I saw somewhere else on Twitter that Fox News has been using the "Usama" spelling long before yesterday. So they were just being consistent.
That said, Fox News did make at least one egregious (but brief) mistake.
In addition, I've seen some complaints that President Obama is taking too much credit for bin Laden's death. Some people think Obama is using too many words like "I" and "me."
I didn't see his Sunday night speech, but I did read the transcript. And I didn't get that impression at all. I think he does deserve some credit for making the right decisions that led to taking out bin Laden. He maybe didn't do anything more amazing than another president - even President Bush - would have done. But even though another person might have done the same, I don't think any person would have done the same. The president made some good and wise decisions. He does deserve some credit for this, and I don't think he's trying to give himself too much.
Jordan Carroll, a fellow BYU communications student in New York, wrote a story for The Daily Universe based on her trip to Ground Zero and being here in New York when the news came.
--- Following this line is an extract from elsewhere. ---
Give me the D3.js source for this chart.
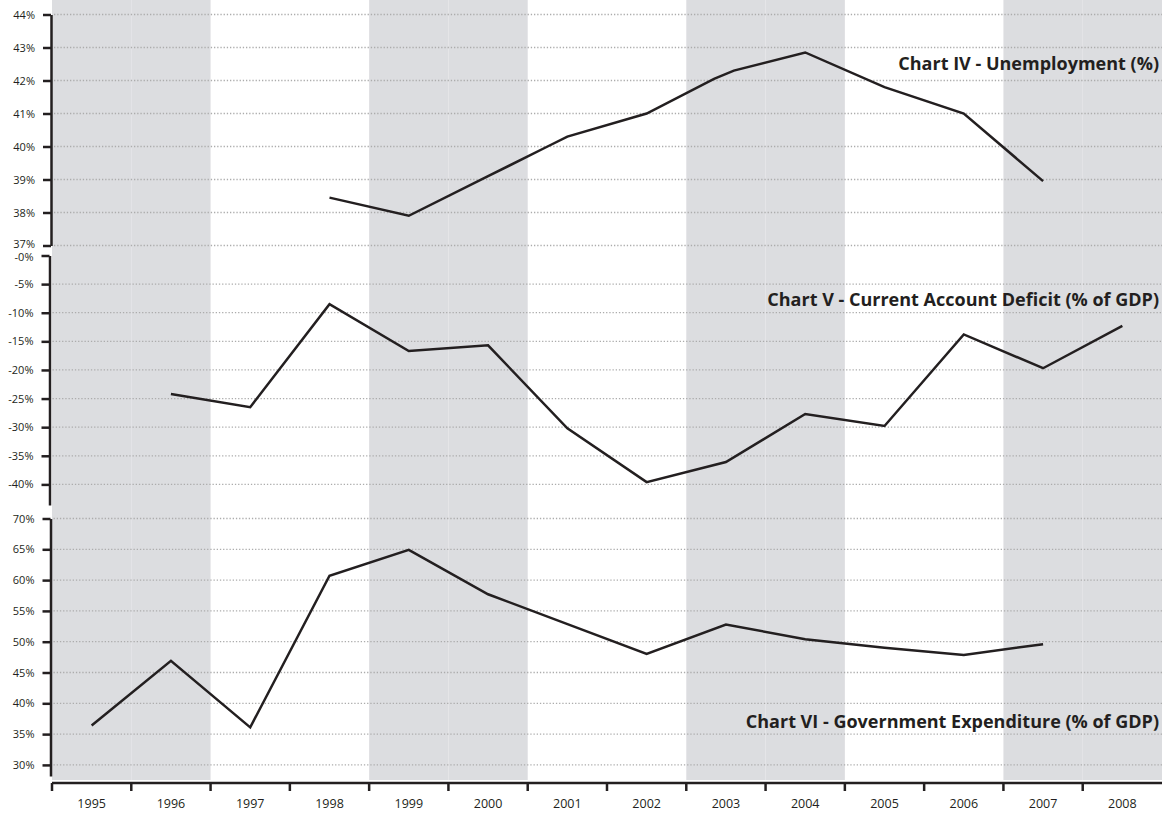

What's funny is that for this story, I tried some snarkiness, and I was actually pretty proud of what I came up with. My editor liked it too. But ultimately none of it ended up in the final version, haha.
I think things are going better here. I'm closer to meeting expectations and there's less that has to be changed. Just some general things I need to keep improving. And the editor has been saying that overall, it's good stuff. So, that's nice to know.